We run the algorithm several times to determine the divergence rate of the clustered groups of topics–viewpoints. The algorithm is run with both the combination of JTV and Algorithm 1 (JTV \(+\) constrained clustering) and TAM for purpose of comparison. Table 6 reports the rates of divergence after 100 runs of the combined JTV \(+\) constrained clustering and TAM models. Our combination outperforms TAM with respect to five datasets (OC, AW, GM1, GM2 and IP1). The differences in divergence rates, in this case, are significant, reaching an average of 33 %. For the Israel–Palestine 2 dataset, TAM seems to achieve a slightly better performance. In fact, the structure of documents contained in this corpus is different from the one corresponding to the documents in the remaining five corpora. It mostly includes interview articles in the form of question–answer pairs. This may explain the obtained low rate of viewpoint divergence in the case of JTV \(+\) constrained clustering combination.

Table 6 Viewpoint divergence rates derived after 100 runs of Algorithm 2

8 Conclusion and future work

We suggested a fine-grained probabilistic framework for improving the quality of opinion mining from different types of contention texts.

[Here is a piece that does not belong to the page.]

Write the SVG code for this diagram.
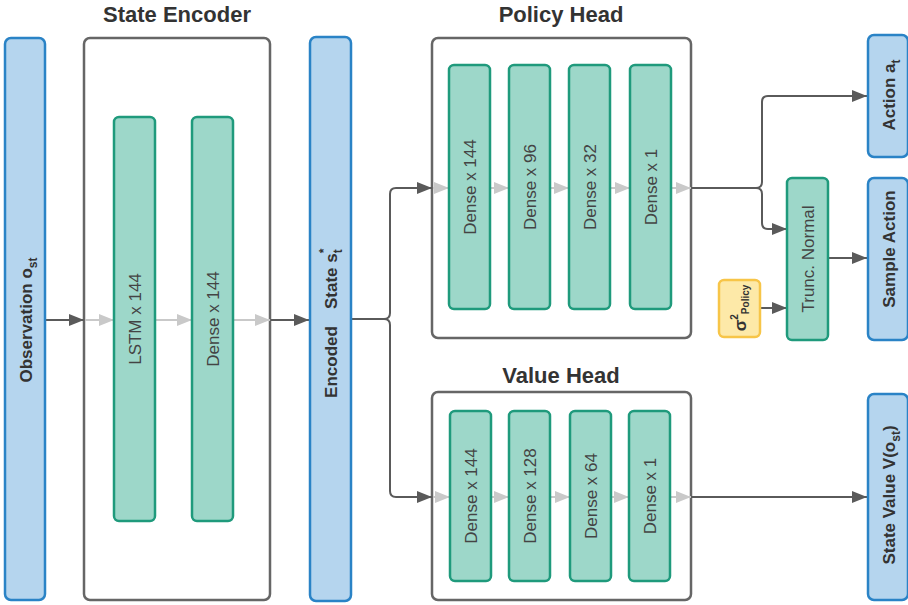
<svg xmlns="http://www.w3.org/2000/svg" width="908" height="605" viewBox="0 0 908 605">
  <style>
    .io { fill: #b5d5ee; stroke: #2a83c6; stroke-width: 2.5; }
    .layer { fill: #9dd7c9; stroke: #1f9a7c; stroke-width: 2.5; }
    .frame { fill: #ffffff; stroke: #666666; stroke-width: 2.5; }
    .param { fill: #fde9a8; stroke: #f7c548; stroke-width: 2.5; }
    .title { font-family: "Liberation Sans", Arial, sans-serif; font-size: 22px; font-weight: bold; fill: #333333; text-anchor: middle; }
    .iolbl { font-family: "Liberation Sans", Arial, sans-serif; font-size: 17px; font-weight: bold; fill: #333333; text-anchor: middle; dominant-baseline: central; }
    .lbl { font-family: "Liberation Sans", Arial, sans-serif; font-size: 17px; fill: #444444; text-anchor: middle; dominant-baseline: central; }
    .dark { fill: none; stroke: #5a5a5a; stroke-width: 2; }
    .light { fill: none; stroke: #c9c9c9; stroke-width: 2; }
  </style>
  <defs>
    <marker id="hd" markerUnits="userSpaceOnUse" markerWidth="16" markerHeight="14" refX="15" refY="7" orient="auto">
      <path d="M0,1 L15,7 L0,13 Z" fill="#5a5a5a"/>
    </marker>
    <marker id="hl" markerUnits="userSpaceOnUse" markerWidth="16" markerHeight="14" refX="15" refY="7" orient="auto">
      <path d="M0,1 L15,7 L0,13 Z" fill="#c9c9c9"/>
    </marker>
  </defs>

  <!-- section titles -->
  <text class="title" x="177" y="22">State Encoder</text>
  <text class="title" x="561" y="22">Policy Head</text>
  <text class="title" x="561" y="383">Value Head</text>

  <!-- frames -->
  <g id="state-encoder">
    <rect class="frame" x="84" y="38" width="186" height="562" rx="6"/>
  </g>
  <g id="policy-head">
    <rect class="frame" x="432" y="38" width="259" height="300" rx="6"/>
  </g>
  <g id="value-head">
    <rect class="frame" x="432" y="392" width="259" height="208" rx="6"/>
  </g>

  <!-- connectors -->
  <g id="connectors">
    <path class="dark" d="M46,320 H84" marker-end="url(#hd)"/>
    <path class="light" d="M85,320 H114" marker-end="url(#hl)"/>
    <path class="light" d="M156,320 H192" marker-end="url(#hl)"/>
    <path class="light" d="M234,320 H270" marker-end="url(#hl)"/>
    <path class="dark" d="M271,320 H309" marker-end="url(#hd)"/>

    <path class="dark" d="M352,319 H384 Q390,319 390,313 V194 Q390,188 396,188 H432" marker-end="url(#hd)"/>
    <path class="dark" d="M384,319 Q390,319 390,325 V491 Q390,497 396,497 H432" marker-end="url(#hd)"/>

    <path class="light" d="M433,188 H449" marker-end="url(#hl)"/>
    <path class="light" d="M491,188 H509" marker-end="url(#hl)"/>
    <path class="light" d="M551,188 H569" marker-end="url(#hl)"/>
    <path class="light" d="M611,188 H630" marker-end="url(#hl)"/>
    <path class="light" d="M672,188 H691" marker-end="url(#hl)"/>

    <path class="light" d="M433,497 H450" marker-end="url(#hl)"/>
    <path class="light" d="M492,497 H509" marker-end="url(#hl)"/>
    <path class="light" d="M551,497 H570" marker-end="url(#hl)"/>
    <path class="light" d="M612,497 H629" marker-end="url(#hl)"/>
    <path class="light" d="M671,497 H691" marker-end="url(#hl)"/>

    <path class="dark" d="M691,188 H756 Q762,188 762,182 V102 Q762,96 768,96 H867" marker-end="url(#hd)"/>
    <path class="dark" d="M756,188 Q762,188 762,194 V223 Q762,229 768,229 H787" marker-end="url(#hd)"/>
    <path class="dark" d="M829,258 H867" marker-end="url(#hd)"/>
    <path class="dark" d="M761,308 H787" marker-end="url(#hd)"/>
    <path class="dark" d="M691,497 H867" marker-end="url(#hd)"/>
  </g>

  <!-- input / output nodes -->
  <g id="observation">
    <rect class="io" x="5" y="38" width="40" height="562" rx="6"/>
    <text class="iolbl" transform="translate(26,320) rotate(-90)">Observation o<tspan font-size="12" baseline-shift="sub">st</tspan></text>
  </g>
  <g id="encoded-state">
    <rect class="io" x="310" y="37" width="41" height="564" rx="6"/>
    <text class="iolbl" font-size="16" transform="translate(331,362) rotate(-90)">Encoded</text>
    <text class="iolbl" font-size="16" style="text-anchor:start" transform="translate(331,309) rotate(-90)">State s<tspan font-size="12" baseline-shift="sub">t</tspan><tspan font-size="12" dx="-4" baseline-shift="super">*</tspan></text>
  </g>
  <g id="action">
    <rect class="io" x="868" y="35" width="40" height="122" rx="6"/>
    <text class="iolbl" transform="translate(889,95) rotate(-90)">Action a<tspan font-size="12" baseline-shift="sub">t</tspan></text>
  </g>
  <g id="sample-action">
    <rect class="io" x="868" y="178" width="40" height="162" rx="6"/>
    <text class="iolbl" font-size="15.5" transform="translate(889,249) rotate(-90)">Sample Action</text>
  </g>
  <g id="state-value">
    <rect class="io" x="868" y="394" width="40" height="206" rx="6"/>
    <text class="iolbl" transform="translate(889,495) rotate(-90)">State Value V(o<tspan font-size="12" baseline-shift="sub">st</tspan>)</text>
  </g>

  <!-- encoder layers -->
  <g id="lstm">
    <rect class="layer" x="114" y="117" width="41" height="404" rx="5"/>
    <text class="lbl" transform="translate(135,319) rotate(-90)">LSTM x 144</text>
  </g>
  <g id="enc-dense">
    <rect class="layer" x="192" y="117" width="41" height="404" rx="5"/>
    <text class="lbl" transform="translate(213,319) rotate(-90)">Dense x 144</text>
  </g>

  <!-- policy layers -->
  <g id="p-dense-144">
    <rect class="layer" x="449" y="65" width="41" height="244" rx="5"/>
    <text class="lbl" transform="translate(470,187) rotate(-90)">Dense x 144</text>
  </g>
  <g id="p-dense-96">
    <rect class="layer" x="509" y="65" width="41" height="244" rx="5"/>
    <text class="lbl" transform="translate(530,187) rotate(-90)">Dense x 96</text>
  </g>
  <g id="p-dense-32">
    <rect class="layer" x="569" y="65" width="41" height="244" rx="5"/>
    <text class="lbl" transform="translate(590,187) rotate(-90)">Dense x 32</text>
  </g>
  <g id="p-dense-1">
    <rect class="layer" x="630" y="65" width="41" height="244" rx="5"/>
    <text class="lbl" transform="translate(651,187) rotate(-90)">Dense x 1</text>
  </g>

  <!-- value layers -->
  <g id="v-dense-144">
    <rect class="layer" x="450" y="411" width="41" height="170" rx="5"/>
    <text class="lbl" transform="translate(471,496) rotate(-90)">Dense x 144</text>
  </g>
  <g id="v-dense-128">
    <rect class="layer" x="509" y="411" width="41" height="170" rx="5"/>
    <text class="lbl" transform="translate(530,496) rotate(-90)">Dense x 128</text>
  </g>
  <g id="v-dense-64">
    <rect class="layer" x="570" y="411" width="41" height="170" rx="5"/>
    <text class="lbl" transform="translate(591,496) rotate(-90)">Dense x 64</text>
  </g>
  <g id="v-dense-1">
    <rect class="layer" x="629" y="411" width="41" height="170" rx="5"/>
    <text class="lbl" transform="translate(650,496) rotate(-90)">Dense x 1</text>
  </g>

  <!-- sampling -->
  <g id="trunc-normal">
    <rect class="layer" x="787" y="178" width="41" height="162" rx="5"/>
    <text class="lbl" transform="translate(808,259) rotate(-90)">Trunc. Normal</text>
  </g>
  <g id="sigma-policy">
    <rect class="param" x="719" y="280" width="41" height="57" rx="5"/>
    <text class="iolbl" font-size="15" transform="translate(740,308) rotate(-90)">σ<tspan font-size="10" baseline-shift="super">2</tspan><tspan font-size="10" baseline-shift="sub">Policy</tspan></text>
  </g>
</svg>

We proposed a Joint Topic Viewpoint model (JTV) for the unsupervised detection of arguing expressions. Unlike common approaches, the proposed model focuses on arguing expressions that are implicitly described in unstructured text according to the latent topics they discuss and the implicit viewpoints they voice. We also implemented a clustering algorithm which gets as input the learned topic–viewpoint pairs from JTV and group them according to their voiced viewpoint. The qualitative and quantitative assessments of the model’s output show a good capacity of JTV in handling different contentious issues when compared to similar models. Moreover, analysis of the experimental results shows the effectiveness of the proposed model to automatically and accurately detect recurrent and relevant patterns of arguing expressions. The automatic coherence evaluation, using the newly introduced framework [27], demonstrates a decent interpretability of arguing expressions generated by the combination JTV and the constrained clustering algorithm.

JTV assumes that each topic is discussed with different proportions according to the endorsed viewpoint. Some topics may be specific to only one particular viewpoint. In this case, the corresponding generated topic–viewpoint pairs can be redundant or contain incoherent topical information. This would later mislead the arguing expression clustering task. Future work should relax this assumption in order to enhance the topicality and viewpoint coherence of extracted topic–viewpoint pairs, as well as the arguing phrases. Moreover, automatically finding the optimal numbers of topics and viewpoint remains an open problem. Extention of JTV based on nonparametric Bayesian models, e.g., hierarchical Dirichlet processes [31], can be considered.

Another future study needs to focus on the generation of the snippet–summary of arguing expressions (see Table 2) given the generated topic–viewpoint terms and the clustering output (see Table 4). In the qualitative evaluation (Sect. 7.1), the induced terms were used to search for potential relevant sentences to the topic–viewpoint in the original corpus. The task of selecting the adequate informative snippets or sentences from a query to the original text should be automated using extractive summary and information retrieval techniques. Moreover, the reference summaries as a ground truth of the used contentious corpora, or the issues themselves, have to be created by human experts for the automatic summary evaluation.